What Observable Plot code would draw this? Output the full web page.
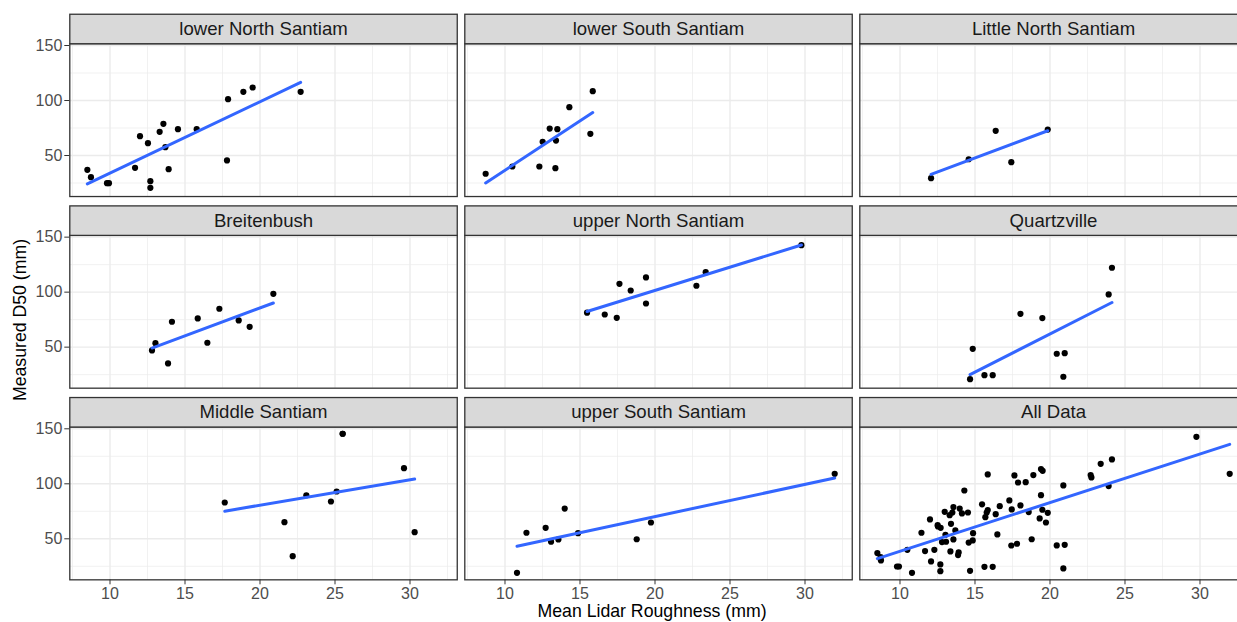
<!DOCTYPE html>
<html>
<head>
<meta charset="utf-8">
<script src="https://cdn.jsdelivr.net/npm/d3@7"></script>
<script src="https://cdn.jsdelivr.net/npm/@observablehq/plot@0.6"></script>
<style>
html, body { margin: 0; padding: 0; background: #ffffff; overflow: hidden; }
#chart { width: 1237px; height: 622px; overflow: hidden; position: relative; }
#chart svg { max-width: none !important; }
</style>
</head>
<body>
<div id="chart"></div>
<script>
// ---------- data ----------
const panels = ["lower North Santiam", "lower South Santiam", "Little North Santiam",
                "Breitenbush", "upper North Santiam", "Quartzville",
                "Middle Santiam", "upper South Santiam", "All Data"];

const lowerNorthSantiamRoughness = [8.49, 8.73, 9.80, 9.93, 11.67, 12.00, 12.53, 12.69, 12.69, 13.31, 13.56, 13.69, 13.91, 14.53, 15.78, 17.80, 17.87, 18.89, 19.51, 22.71];
const lowerNorthSantiamD50       = [37.0, 30.3, 24.8, 24.8, 38.8, 67.6, 61.2, 26.7, 20.6, 71.5, 78.8, 57.6, 37.6, 73.9, 73.9, 45.5, 101.2, 107.9, 111.8, 107.9];

const lowerSouthSantiamRoughness = [8.71, 10.49, 12.29, 12.51, 12.98, 13.36, 13.40, 13.49, 14.29, 15.69, 15.85];
const lowerSouthSantiamD50       = [33.4, 40.0, 40.0, 62.4, 74.5, 38.5, 63.6, 73.9, 93.9, 69.7, 108.5];

const littleNorthSantiamRoughness = [12.07, 14.58, 16.38, 17.42, 19.85];
const littleNorthSantiamD50       = [29.4, 46.6, 72.4, 43.9, 73.6];

const breitenbushRoughness = [12.80, 13.03, 13.87, 14.13, 15.85, 16.49, 17.29, 18.58, 19.31, 20.89];
const breitenbushD50       = [47.0, 53.6, 35.2, 73.1, 76.1, 54.0, 84.9, 74.3, 68.5, 98.5];

const upperNorthSantiamRoughness = [15.47, 16.65, 17.45, 17.63, 18.38, 19.40, 19.40, 22.76, 23.38, 29.76];
const upperNorthSantiamD50       = [81.3, 79.7, 76.7, 107.6, 101.5, 89.7, 113.4, 105.8, 118.2, 142.7];

const quartzvilleRoughness = [14.67, 14.85, 15.63, 16.18, 18.03, 19.49, 20.45, 20.98, 20.89, 23.91, 24.13];
const quartzvilleD50       = [20.9, 48.5, 24.5, 24.5, 80.3, 76.4, 44.0, 44.5, 23.1, 97.9, 122.2];

// the 145.5 mm site appears twice (two overlapping dots), as the fitted line implies
const middleSantiamRoughness = [17.65, 21.63, 22.18, 23.09, 24.73, 25.11, 25.51, 25.51, 29.60, 30.31];
const middleSantiamD50       = [83.0, 65.1, 34.2, 89.6, 83.9, 93.0, 145.5, 145.5, 114.2, 56.0];

const upperSouthSantiamRoughness = [10.80, 11.43, 12.71, 13.07, 13.56, 13.98, 14.87, 18.78, 19.73, 31.98];
const upperSouthSantiamD50       = [19.1, 55.5, 60.0, 47.3, 49.4, 77.5, 55.1, 49.6, 64.8, 109.1];

// groups pooled in the "All Data" panel (Middle Santiam is not part of it in the reference)
const allDataGroups = ["lower North Santiam", "lower South Santiam", "Little North Santiam",
                       "Breitenbush", "upper North Santiam", "Quartzville", "upper South Santiam"];

const xMajorTicks = [10, 15, 20, 25, 30];
const xMinorTicks = [7.5, 12.5, 17.5, 22.5, 27.5, 32.5];
const yMajorTicks = [50, 100, 150];
const yMinorTicks = [25, 75, 125];

// ---------- table built from the arrays ----------
const groupData = {
  "lower North Santiam": [lowerNorthSantiamRoughness, lowerNorthSantiamD50],
  "lower South Santiam": [lowerSouthSantiamRoughness, lowerSouthSantiamD50],
  "Little North Santiam": [littleNorthSantiamRoughness, littleNorthSantiamD50],
  "Breitenbush": [breitenbushRoughness, breitenbushD50],
  "upper North Santiam": [upperNorthSantiamRoughness, upperNorthSantiamD50],
  "Quartzville": [quartzvilleRoughness, quartzvilleD50],
  "Middle Santiam": [middleSantiamRoughness, middleSantiamD50],
  "upper South Santiam": [upperSouthSantiamRoughness, upperSouthSantiamD50]
};
const rows = [];
for (const name of Object.keys(groupData)) {
  const [xs, ys] = groupData[name];
  xs.forEach((v, j) => rows.push({panel: name, roughness: v, d50: ys[j]}));
}
for (const name of allDataGroups) {
  const [xs, ys] = groupData[name];
  xs.forEach((v, j) => rows.push({panel: "All Data", roughness: v, d50: ys[j]}));
}
const col = p => panels.indexOf(p) % 3;
const row = p => Math.floor(panels.indexOf(p) / 3);

// ---------- layout ----------
const W = 1247, H = 622;
const mL = 69.3, mR = 0.25, mT = 43.24, mB = 42.67;
const padX = 0.01911, padY = 0.20276;
const stepY = (H - mT - mB) / (3 - padY);
const panelH = stepY * (1 - padY);
const stripH = 29.5;
const FONT = "'Liberation Sans', Arial, Helvetica, sans-serif";

const chart = Plot.plot({
  width: W, height: H,
  marginLeft: mL, marginRight: mR, marginTop: mT, marginBottom: mB,
  style: {fontFamily: FONT, fontSize: "16px", background: "#ffffff", color: "#4D4D4D", maxWidth: "none"},
  x: {domain: [7.32, 33.15], axis: null},
  y: {domain: [12.7, 151.6], axis: null},
  fx: {domain: [0, 1, 2], axis: null, paddingInner: padX, paddingOuter: 0, round: false},
  fy: {domain: [0, 1, 2], axis: null, paddingInner: padY, paddingOuter: 0, round: false},
  marks: [
    Plot.gridX(xMinorTicks, {stroke: "#EBEBEB", strokeOpacity: 1, strokeWidth: 0.7}),
    Plot.gridY(yMinorTicks, {stroke: "#EBEBEB", strokeOpacity: 1, strokeWidth: 0.7}),
    Plot.gridX(xMajorTicks, {stroke: "#EBEBEB", strokeOpacity: 1, strokeWidth: 1.4}),
    Plot.gridY(yMajorTicks, {stroke: "#EBEBEB", strokeOpacity: 1, strokeWidth: 1.4}),
    Plot.dot(rows, {x: "roughness", y: "d50", fx: d => col(d.panel), fy: d => row(d.panel),
                    r: 3.1, fill: "#000000", stroke: null}),
    Plot.linearRegressionY(rows, {x: "roughness", y: "d50", fx: d => col(d.panel), fy: d => row(d.panel),
                    stroke: "#3366FF", strokeWidth: 3, ci: 0}),
    Plot.frame({stroke: "#333333", strokeWidth: 1.3}),
    Plot.frame({fill: "#D9D9D9", stroke: "#333333", strokeWidth: 1.3,
                insetTop: -stripH, insetBottom: panelH}),
    Plot.text(panels, {fx: (d, i) => i % 3, fy: (d, i) => Math.floor(i / 3), text: d => d,
                frameAnchor: "top", lineAnchor: "middle", dy: -stripH / 2,
                fontSize: 18.6, fill: "#1A1A1A"}),
    Plot.axisX({ticks: xMajorTicks, tickSize: 5, tickPadding: 2.5, label: null,
                stroke: "#333333", fill: "#4D4D4D", fontSize: 16}),
    Plot.axisY({ticks: yMajorTicks, tickSize: 5, tickPadding: 2.5, label: null,
                stroke: "#333333", fill: "#4D4D4D", fontSize: 16})
  ]
});

const svg = d3.select(chart);
svg.append("text")
  .attr("transform", "translate(26,320) rotate(-90)")
  .attr("text-anchor", "middle")
  .attr("font-family", FONT)
  .attr("font-size", 17.7)
  .attr("fill", "#000000")
  .text("Measured D50 (mm)");
svg.append("text")
  .attr("x", 652)
  .attr("y", 617)
  .attr("text-anchor", "middle")
  .attr("font-family", FONT)
  .attr("font-size", 17.7)
  .attr("fill", "#000000")
  .text("Mean Lidar Roughness (mm)");

document.getElementById("chart").appendChild(chart);
</script>
</body>
</html>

______

◆ **WORK TO DO**
Write out again, exactly, the lines from the start of the listing up to the line containing "74.3, 68.5, 98.5];", with both ends and without pictures.

◆ **RESPONSE**
What Observable Plot code would draw this? Output the full web page.
<!DOCTYPE html>
<html>
<head>
<meta charset="utf-8">
<script src="https://cdn.jsdelivr.net/npm/d3@7"></script>
<script src="https://cdn.jsdelivr.net/npm/@observablehq/plot@0.6"></script>
<style>
html, body { margin: 0; padding: 0; background: #ffffff; overflow: hidden; }
#chart { width: 1237px; height: 622px; overflow: hidden; position: relative; }
#chart svg { max-width: none !important; }
</style>
</head>
<body>
<div id="chart"></div>
<script>
// ---------- data ----------
const panels = ["lower North Santiam", "lower South Santiam", "Little North Santiam",
                "Breitenbush", "upper North Santiam", "Quartzville",
                "Middle Santiam", "upper South Santiam", "All Data"];

const lowerNorthSantiamRoughness = [8.49, 8.73, 9.80, 9.93, 11.67, 12.00, 12.53, 12.69, 12.69, 13.31, 13.56, 13.69, 13.91, 14.53, 15.78, 17.80, 17.87, 18.89, 19.51, 22.71];
const lowerNorthSantiamD50       = [37.0, 30.3, 24.8, 24.8, 38.8, 67.6, 61.2, 26.7, 20.6, 71.5, 78.8, 57.6, 37.6, 73.9, 73.9, 45.5, 101.2, 107.9, 111.8, 107.9];

const lowerSouthSantiamRoughness = [8.71, 10.49, 12.29, 12.51, 12.98, 13.36, 13.40, 13.49, 14.29, 15.69, 15.85];
const lowerSouthSantiamD50       = [33.4, 40.0, 40.0, 62.4, 74.5, 38.5, 63.6, 73.9, 93.9, 69.7, 108.5];

const littleNorthSantiamRoughness = [12.07, 14.58, 16.38, 17.42, 19.85];
const littleNorthSantiamD50       = [29.4, 46.6, 72.4, 43.9, 73.6];

const breitenbushRoughness = [12.80, 13.03, 13.87, 14.13, 15.85, 16.49, 17.29, 18.58, 19.31, 20.89];
const breitenbushD50       = [47.0, 53.6, 35.2, 73.1, 76.1, 54.0, 84.9, 74.3, 68.5, 98.5];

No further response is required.